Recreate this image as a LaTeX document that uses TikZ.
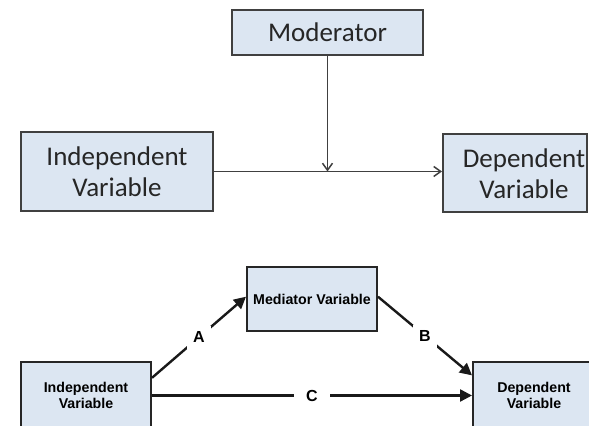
\documentclass[tikz,border=0pt]{standalone}
\usepackage{fontspec}
\setmainfont{Carlito}
\newfontfamily\arialfont{Liberation Sans}
\usetikzlibrary{arrows.meta}

\definecolor{boxfill}{HTML}{DCE6F2}
\definecolor{boxline}{HTML}{404040}
\definecolor{textgray}{HTML}{262626}

\tikzset{
  modtext/.style={text=textgray, align=center, inner sep=0pt,
    font=\fontsize{13.5}{15.5}\selectfont},
  modbox/.style={modtext, draw=boxline, line width=1pt, fill=boxfill},
  medbox/.style={draw=black!85, line width=1pt, fill=boxfill, text=black,
    align=center, inner sep=0pt, font=\arialfont\bfseries\fontsize{7.1}{8}\selectfont},
  thinarrow/.style={draw=boxline, line width=0.75pt, -{Straight Barb[length=3.5pt,width=5pt]}},
  fatarrow/.style={draw=black!90, line width=1.2pt, -{Triangle[length=6pt,width=6pt]}},
  pathlabel/.style={fill=white, inner sep=3pt, font=\arialfont\bfseries\fontsize{8}{9}\selectfont}
}

\begin{document}
\begin{tikzpicture}[x=0.5pt, y=-0.5pt]

    % Keep the page at the size of the whole figure
    \clip (0,0) rectangle (589,426);
    \fill[white] (0,0) rectangle (589,426);

    % Moderation model
    \node[modbox, minimum width=95.5pt, minimum height=22.5pt] (mod) at (327.5,32.5) {Moderator};
    \node[modbox, minimum width=96pt, minimum height=39.5pt] (iv) at (117,171.5) {Independent\\Variable};
    \node[modbox, minimum width=72pt, minimum height=39pt] (dv) at (515,173) {};
    \node[modtext] (dvtext) at (524,174) {Dependent\\Variable};

    \coordinate (cross) at (mod.south |- iv.east);

    \draw[thinarrow] (iv.east) -- (iv.east -| dv.west);
    \draw[thinarrow] (mod.south) -- (cross);

    % Mediation model
    \node[medbox, minimum width=65pt, minimum height=32pt] (med) at (312,299) {Mediator Variable};
    \node[medbox, minimum width=65pt, minimum height=33pt] (iv2) at (86,395.5) {Independent\\Variable};
    \node[medbox, minimum width=61pt, minimum height=33pt] (dv2) at (534,395.5) {Dependent\\Variable};

    \draw[fatarrow] (iv2.15) -- node[pathlabel] {A} (med.178);
    \draw[fatarrow] (med.2) -- node[pathlabel] {B} (dv2.162);
    \draw[fatarrow] (iv2.east) -- node[pathlabel, inner xsep=6pt] {C} (iv2.east -| dv2.west);

\end{tikzpicture}
\end{document}
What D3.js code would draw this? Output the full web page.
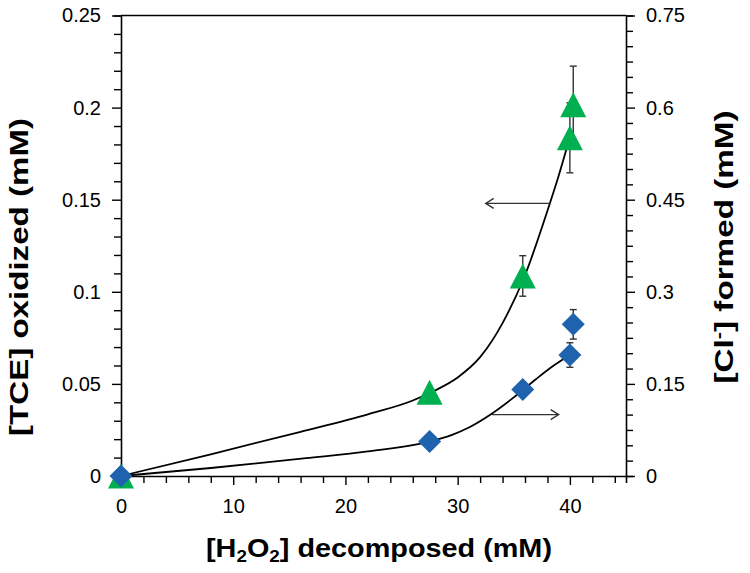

What needs to be done:
Print every entry above again without changing a word, and omit the pictures.

Correct answer:
Recreate this image as a LaTeX document that uses TikZ.
\documentclass[tikz,border=0pt]{standalone}
\usepackage{fontspec}
\setmainfont{Carlito}
\newfontfamily\arialfont{Liberation Sans}
\usetikzlibrary{arrows.meta}

\definecolor{boxfill}{HTML}{DCE6F2}
\definecolor{boxline}{HTML}{404040}
\definecolor{textgray}{HTML}{262626}

\tikzset{
  modtext/.style={text=textgray, align=center, inner sep=0pt,
    font=\fontsize{13.5}{15.5}\selectfont},
  modbox/.style={modtext, draw=boxline, line width=1pt, fill=boxfill},
  medbox/.style={draw=black!85, line width=1pt, fill=boxfill, text=black,
    align=center, inner sep=0pt, font=\arialfont\bfseries\fontsize{7.1}{8}\selectfont},
  thinarrow/.style={draw=boxline, line width=0.75pt, -{Straight Barb[length=3.5pt,width=5pt]}},
  fatarrow/.style={draw=black!90, line width=1.2pt, -{Triangle[length=6pt,width=6pt]}},
  pathlabel/.style={fill=white, inner sep=3pt, font=\arialfont\bfseries\fontsize{8}{9}\selectfont}
}

\begin{document}
\begin{tikzpicture}[x=0.5pt, y=-0.5pt]

    % Keep the page at the size of the whole figure
    \clip (0,0) rectangle (589,426);
    \fill[white] (0,0) rectangle (589,426);

    % Moderation model
    \node[modbox, minimum width=95.5pt, minimum height=22.5pt] (mod) at (327.5,32.5) {Moderator};
    \node[modbox, minimum width=96pt, minimum height=39.5pt] (iv) at (117,171.5) {Independent\\Variable};
    \node[modbox, minimum width=72pt, minimum height=39pt] (dv) at (515,173) {};
    \node[modtext] (dvtext) at (524,174) {Dependent\\Variable};

    \coordinate (cross) at (mod.south |- iv.east);

    \draw[thinarrow] (iv.east) -- (iv.east -| dv.west);
    \draw[thinarrow] (mod.south) -- (cross);

    % Mediation model
    \node[medbox, minimum width=65pt, minimum height=32pt] (med) at (312,299) {Mediator Variable};
    \node[medbox, minimum width=65pt, minimum height=33pt] (iv2) at (86,395.5) {Independent\\Variable};
    \node[medbox, minimum width=61pt, minimum height=33pt] (dv2) at (534,395.5) {Dependent\\Variable};

    \draw[fatarrow] (iv2.15) -- node[pathlabel] {A} (med.178);
    \draw[fatarrow] (med.2) -- node[pathlabel] {B} (dv2.162);
    \draw[fatarrow] (iv2.east) -- node[pathlabel, inner xsep=6pt] {C} (iv2.east -| dv2.west);

\end{tikzpicture}
\end{document}
What D3.js code would draw this? Output the full web page.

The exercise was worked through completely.